Une vision à long terme : bâtir un axe de souveraineté continentale

Le Corridor du Nord ne serait pas seulement un projet régional : il s’inscrirait dans une vision pan-canadienne de réindustrialisation et d’intégration nordique, comparable à celle du Canadian Northern Corridor évoqué par Dina O’Meara. En reliant les bassins miniers de l’Abitibi et du nord ontarien au port du Saguenay, le Québec deviendrait un pont stratégique entre l’Ontario et les marchés atlantiques, à la fois pour l’énergie, les minéraux et les produits manufacturés.

À terme, ce corridor pourrait aussi servir à l’exportation d’électricité ou d’hydrogène vert, en intégrant les pôles énergétiques de la Baie-James, de Saguenay et de la Côte-Nord. Le potentiel d’interconnexion avec le « corridor énergétique existant » montré sur les cartes publiées par Radio-Canada ouvre la voie à une infrastructure de transport multifonction, capable de soutenir la transition énergétique tout en consolidant la sécurité d’approvisionnement du Québec.

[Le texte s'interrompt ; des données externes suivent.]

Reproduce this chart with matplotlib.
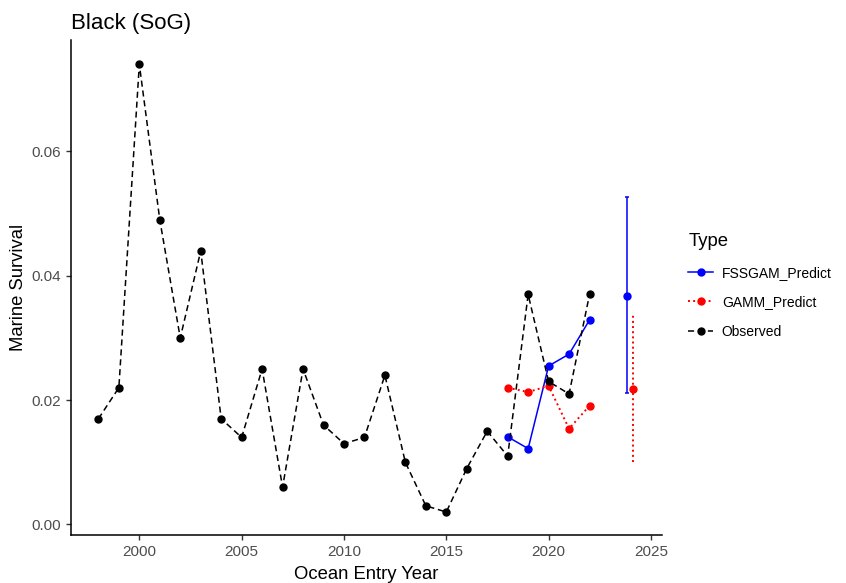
import matplotlib
matplotlib.use("Agg")
import matplotlib.pyplot as plt

plt.rcParams['font.family'] = ['Liberation Sans', 'DejaVu Sans']

# observed marine survival
obs_years = [1998, 1999, 2000, 2001, 2002, 2003, 2004, 2005, 2006, 2007, 2008,
             2009, 2010, 2011, 2012, 2013, 2014, 2015, 2016, 2017, 2018, 2019,
             2020, 2021, 2022]
obs_vals = [0.017, 0.022, 0.074, 0.049, 0.030, 0.044, 0.017, 0.014, 0.025, 0.006,
            0.025, 0.016, 0.013, 0.014, 0.024, 0.010, 0.003, 0.002, 0.009, 0.015,
            0.011, 0.037, 0.023, 0.021, 0.037]

# model hindcasts
pred_years = [2018, 2019, 2020, 2021, 2022]
fssgam_vals = [0.0141, 0.0122, 0.0255, 0.0274, 0.0329]
gamm_vals = [0.0220, 0.0213, 0.0223, 0.0154, 0.0191]

# 2024 forecasts with intervals
fc_year_fssgam = 2023.85
fc_year_gamm = 2024.1
fc_fssgam = 0.0367
fc_fssgam_lo, fc_fssgam_hi = 0.0211, 0.0527
fc_gamm = 0.0218
fc_gamm_lo, fc_gamm_hi = 0.0101, 0.0337

fig = plt.figure(figsize=(8.46, 5.83), dpi=100)
ax = fig.add_axes([0.0839, 0.0823, 0.782 - 0.0839, 0.931 - 0.0823])

lw = 1.1
ms = 5

ax.plot(pred_years, fssgam_vals, color="#0000FF", linestyle='-', linewidth=lw,
        marker='o', markersize=ms, label="FSSGAM_Predict")
ax.plot(pred_years, gamm_vals, color="#FF0000", linestyle=':', linewidth=lw + 0.3,
        marker='o', markersize=ms, label="GAMM_Predict")
ax.plot(obs_years, obs_vals, color="black", linestyle=(0, (4, 2.5)), linewidth=lw,
        marker='o', markersize=ms, label="Observed")

eb = ax.errorbar([fc_year_fssgam], [fc_fssgam],
                 yerr=[[fc_fssgam - fc_fssgam_lo], [fc_fssgam_hi - fc_fssgam]],
                 fmt='o', color="#0000FF", markersize=ms, elinewidth=lw,
                 capsize=1.5, capthick=lw)
eb2 = ax.errorbar([fc_year_gamm], [fc_gamm],
                  yerr=[[fc_gamm - fc_gamm_lo], [fc_gamm_hi - fc_gamm]],
                  fmt='o', color="#FF0000", markersize=ms, elinewidth=lw + 0.3,
                  capsize=0)
eb2[2][0].set_linestyle(':')

ax.set_xlim(1996.66, 2025.52)
ax.set_ylim(-0.0017, 0.0779)
ax.set_xticks([2000, 2005, 2010, 2015, 2020, 2025])
ax.set_yticks([0.0, 0.02, 0.04, 0.06])
ax.set_yticklabels(["0.00", "0.02", "0.04", "0.06"])

for s in ['top', 'right']:
    ax.spines[s].set_visible(False)
for s in ['left', 'bottom']:
    ax.spines[s].set_linewidth(1.1)
ax.tick_params(axis='both', colors="#333333", labelcolor="#4D4D4D",
               labelsize=11, length=3.5, width=1)

ax.set_xlabel("Ocean Entry Year", fontsize=13.3, labelpad=5)
ax.set_ylabel("Marine Survival", fontsize=13.3, labelpad=3)
ax.set_title("Black (SoG)", fontsize=16, loc='left', pad=8)

leg = ax.legend(loc='upper left', bbox_to_anchor=(0.799, 0.622),
                bbox_transform=fig.transFigure, frameon=False, title="Type",
                fontsize=10, title_fontsize=13.3, handlelength=1.8,
                handletextpad=0.6, labelspacing=1.13, alignment='left')

fig.savefig("out.png", dpi=100)
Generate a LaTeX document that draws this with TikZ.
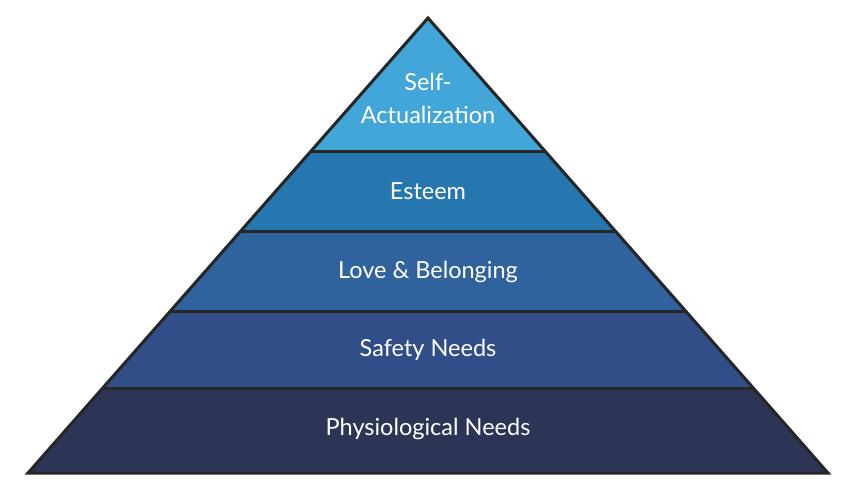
\documentclass[tikz,border=0pt]{standalone}
\usepackage{fontspec}
\setmainfont{Lato}
\definecolor{selfblue}{HTML}{42A6D8}
\definecolor{esteemblue}{HTML}{2677B0}
\definecolor{loveblue}{HTML}{30629D}
\definecolor{safetyblue}{HTML}{314E88}
\definecolor{physioblue}{HTML}{2D3557}
\tikzset{
  layertext/.style={text=white,font=\fontsize{23.5}{33}\selectfont,align=center},
  edge/.style={draw=black!85,line width=3pt,line join=miter}
}
\begin{document}
\begin{tikzpicture}[x=1pt,y=-1pt]
\useasboundingbox (0,0) rectangle (855,485);
% layers
\fill[selfblue] (428,18) -- (311.1,151) -- (544.9,151) -- cycle;
\fill[esteemblue] (311.1,151) -- (240.7,231) -- (615.3,231) -- (544.9,151) -- cycle;
\fill[loveblue] (240.7,231) -- (170.4,311) -- (685.6,311) -- (615.3,231) -- cycle;
\fill[safetyblue] (170.4,311) -- (102.7,388) -- (753.3,388) -- (685.6,311) -- cycle;
\fill[physioblue] (102.7,388) -- (28,473) -- (828,473) -- (753.3,388) -- cycle;
% dividing lines
\draw[edge] (311.1,151) -- (544.9,151);
\draw[edge] (240.7,231) -- (615.3,231);
\draw[edge] (170.4,311) -- (685.6,311);
\draw[edge] (102.7,388) -- (753.3,388);
% outline
\draw[edge] (428,18) -- (28,473) -- (828,473) -- cycle;
% labels
\node[layertext] (self) at (428,98) {Self-\\Actualization};
\node[layertext] (esteem) at (428,191) {Esteem};
\node[layertext] (love) at (428,272) {Love \& Belonging};
\node[layertext] (safety) at (428,350) {Safety Needs};
\node[layertext] (physio) at (428,429) {Physiological Needs};
\end{tikzpicture}
\end{document}
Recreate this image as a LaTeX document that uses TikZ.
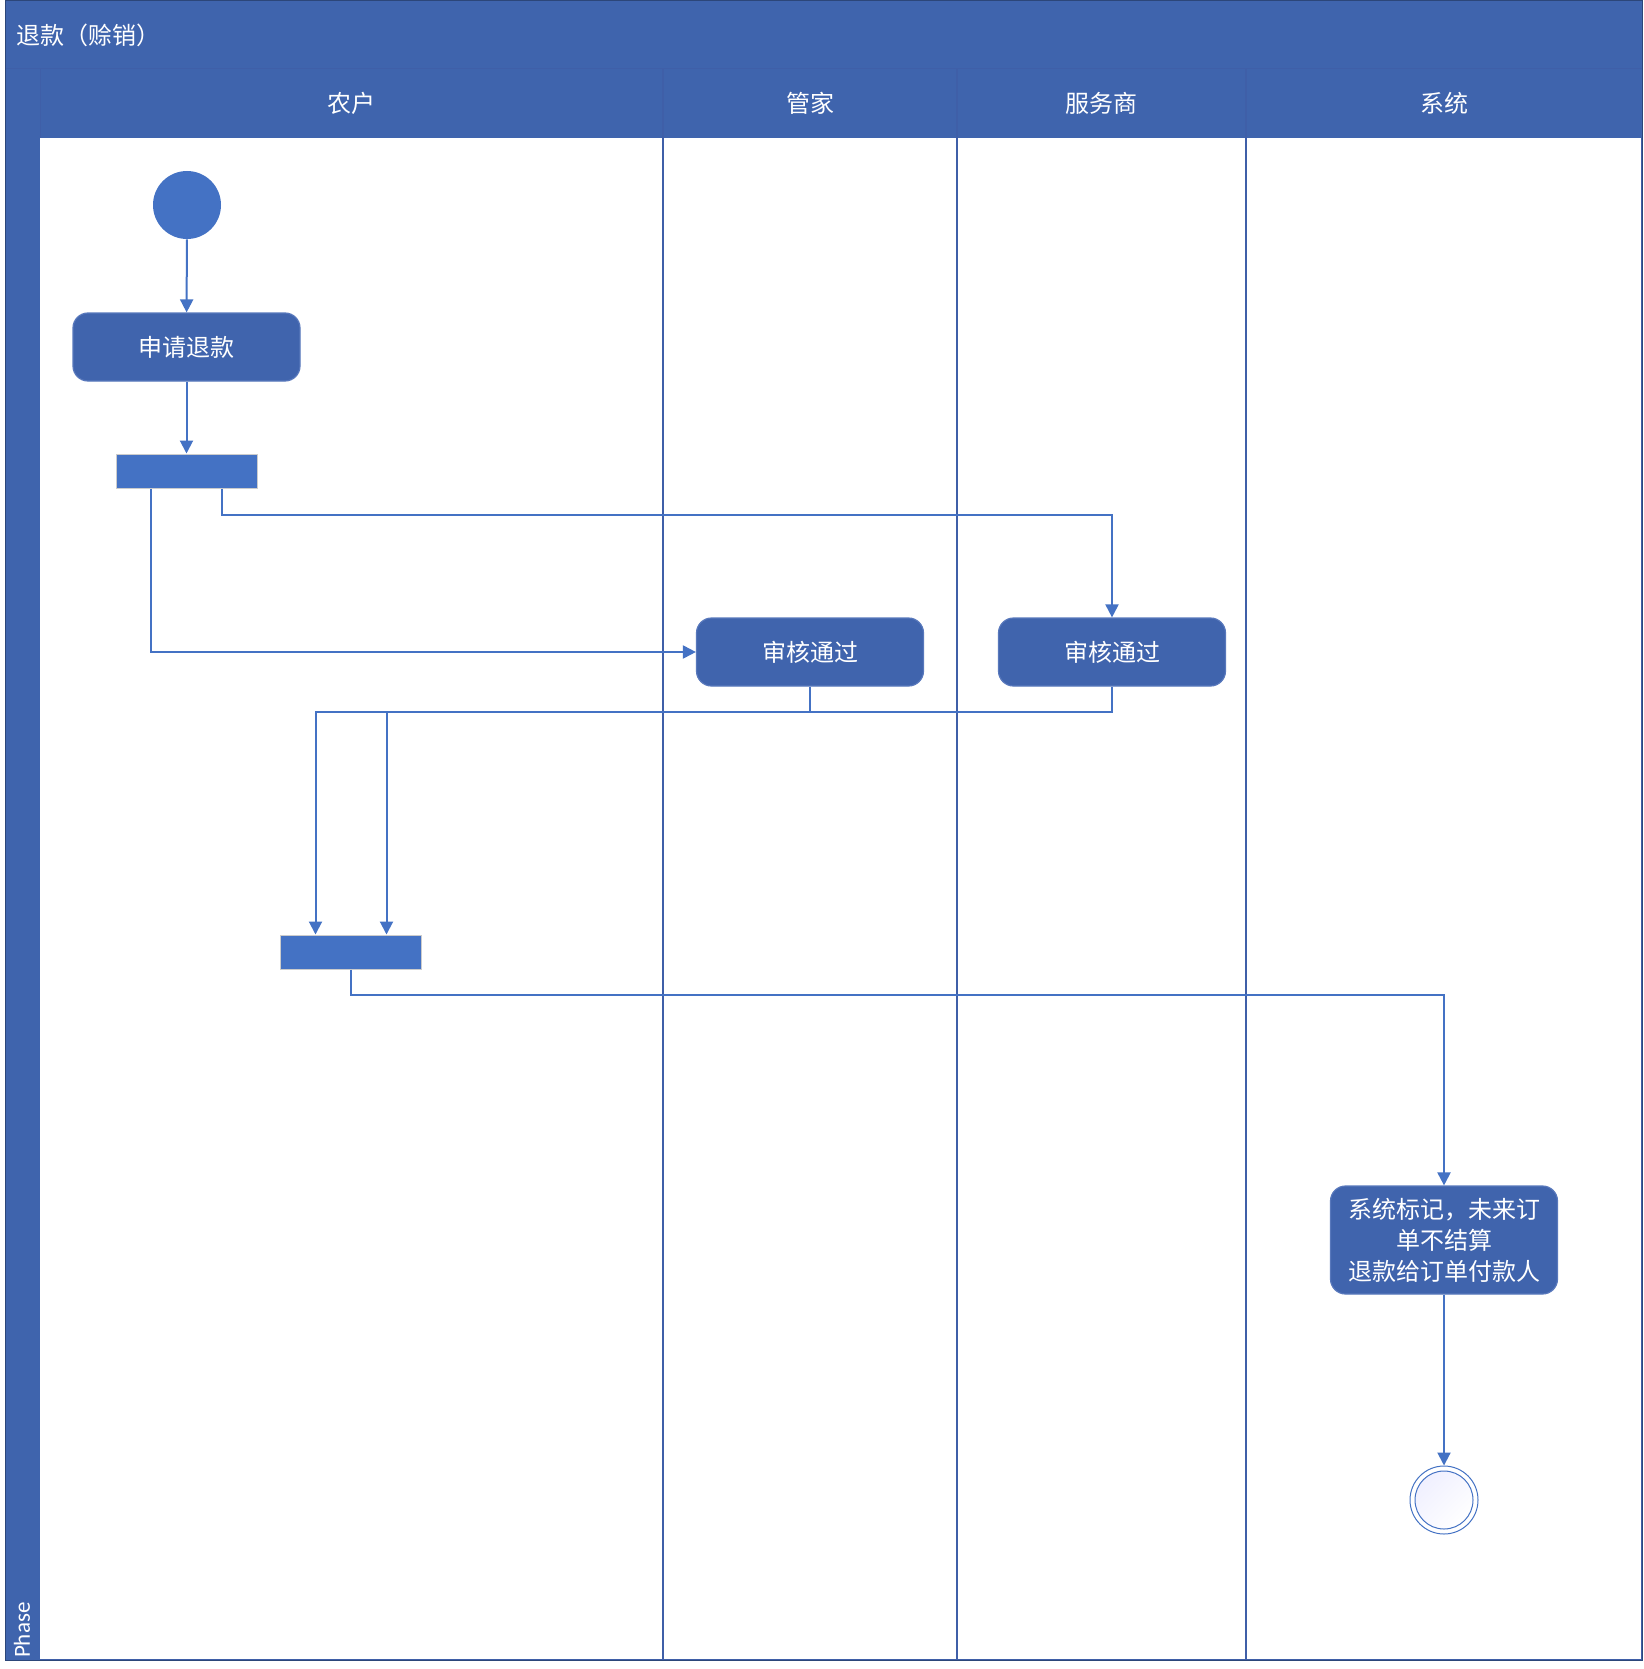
\documentclass[tikz,border=0pt]{standalone}
\usepackage{fontspec}
\setmainfont{Noto Sans CJK SC}
\newfontfamily\phasefont{Carlito}
\usetikzlibrary{arrows.meta,calc,positioning,shapes.geometric}
\definecolor{band}{HTML}{3F64AD}
\definecolor{lane}{HTML}{3F5FA8}
\definecolor{act}{HTML}{4064AD}
\definecolor{actline}{HTML}{5878BC}
\definecolor{flow}{HTML}{4472C4}
\begin{document}
\begin{tikzpicture}[x=0.5pt,y=-0.5pt,
  font=\fontsize{12pt}{15.5pt}\selectfont,
  actbox/.style={draw=actline,line width=0.6pt,fill=act,rounded corners=7.5pt,text=white,
     minimum width=113.5pt,minimum height=34pt,align=center,inner sep=2pt},
  barbox/.style={draw=black!20,line width=0.5pt,fill=flow,minimum width=70.5pt,minimum height=17pt,inner sep=0pt},
  conn/.style={draw=flow,line width=1pt},
  arr/.style={conn,-{Triangle[length=6.5pt,width=6.5pt]}},
  hdr/.style={text=white,anchor=center}]
\useasboundingbox (0,0) rectangle (1643,1669);
% bands
\fill[white] (40,138) rectangle (1642,1660);
\fill[band] (5,1) rectangle (1642,69);
\fill[band] (5,69) rectangle (40,1660);
\fill[band] (40,69) rectangle (1642,138);
\draw[lane,line width=0.5pt] (5,69) -- (1642,69);
\draw[lane,line width=0.5pt] (40,69) -- (40,138);
\draw[lane,line width=0.8pt] (40,1660) -- (1642,1660) -- (1642,138);
\draw[band!70!black,line width=0.5pt] (5,1) rectangle (1642,1660);
\foreach \x in {663,957,1246} \draw[lane,line width=0.75pt] (\x,69) -- (\x,1660);
% texts of bands
\node[text=white,anchor=west] (title) at (9,35) {退款（赊销）};
\node[hdr] (h1) at (351,103) {农户};
\node[hdr] (h2) at (810,103) {管家};
\node[hdr] (h3) at (1101,103) {服务商};
\node[hdr] (h4) at (1444,103) {系统};
\node[text=white,rotate=90,anchor=west,font=\phasefont\fontsize{11.5pt}{13pt}\selectfont] (phase) at (22,1665) {Phase};
% nodes
\node[circle,fill=flow,minimum size=34pt,inner sep=0pt] (start) at (187,205) {};
\node[actbox] (apply) at (186.5,347) {申请退款};
\node[barbox] (fork) at (186.5,471) {};
\node[actbox] (A) at (810,652) {审核通过};
\node[actbox] (B) at (1112,652) {审核通过};
\node[barbox] (join) at (351,952) {};
\node[actbox,minimum height=54pt] (sys) at (1444,1240) {系统标记，未来订\\单不结算\\退款给订单付款人};
\node[circle,draw=flow,line width=0.5pt,minimum size=34pt,inner sep=0pt] (end) at (1444,1500) {};
\shade[left color=blue!6,right color=white,shading angle=45,draw=flow,line width=0.5pt] (end.center) circle (14.5pt);
% coordinates on bars
\coordinate (f25) at ($(fork.south west)!0.25!(fork.south east)$);
\coordinate (f75) at ($(fork.south west)!0.75!(fork.south east)$);
\coordinate (j25) at ($(join.north west)!0.25!(join.north east)$);
\coordinate (j75) at ($(join.north west)!0.75!(join.north east)$);
% connectors
\draw[arr] (start) -- (apply);
\draw[arr] (apply) -- (fork);
\draw[arr] (f25) |- (A.west);
\draw[arr] (f75) -- ++(0,26) -| (B.north);
\draw[conn] (A.south) -- ++(0,25) coordinate (mA);
\draw[arr] (B.south) -- ++(0,25) -| (j25);
\draw[arr] (j75 |- mA) -- (j75);
\draw[arr] (join.south) -- ++(0,25) -| (sys.north);
\draw[arr] (sys.south) -- (end.north);
\end{tikzpicture}
\end{document}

Le Corridor du Nord pourrait marquer un tournant historique pour l’économie québécoise et canadienne. En combinant les objectifs de souveraineté énergétique, de valorisation minière et de développement régional, il reprend le flambeau du chemin de fer de Macdonald au XIXᵉ siècle : celui d’un projet d’unification territoriale et de modernisation nationale.

S’il est mené avec rigueur environnementale et concertation communautaire, ce corridor ferroviaire pourrait devenir l’un des grands chantiers structurants du XXIᵉ siècle, redéfinissant le rôle du Québec comme pivot industriel et énergétique de l’est du continent.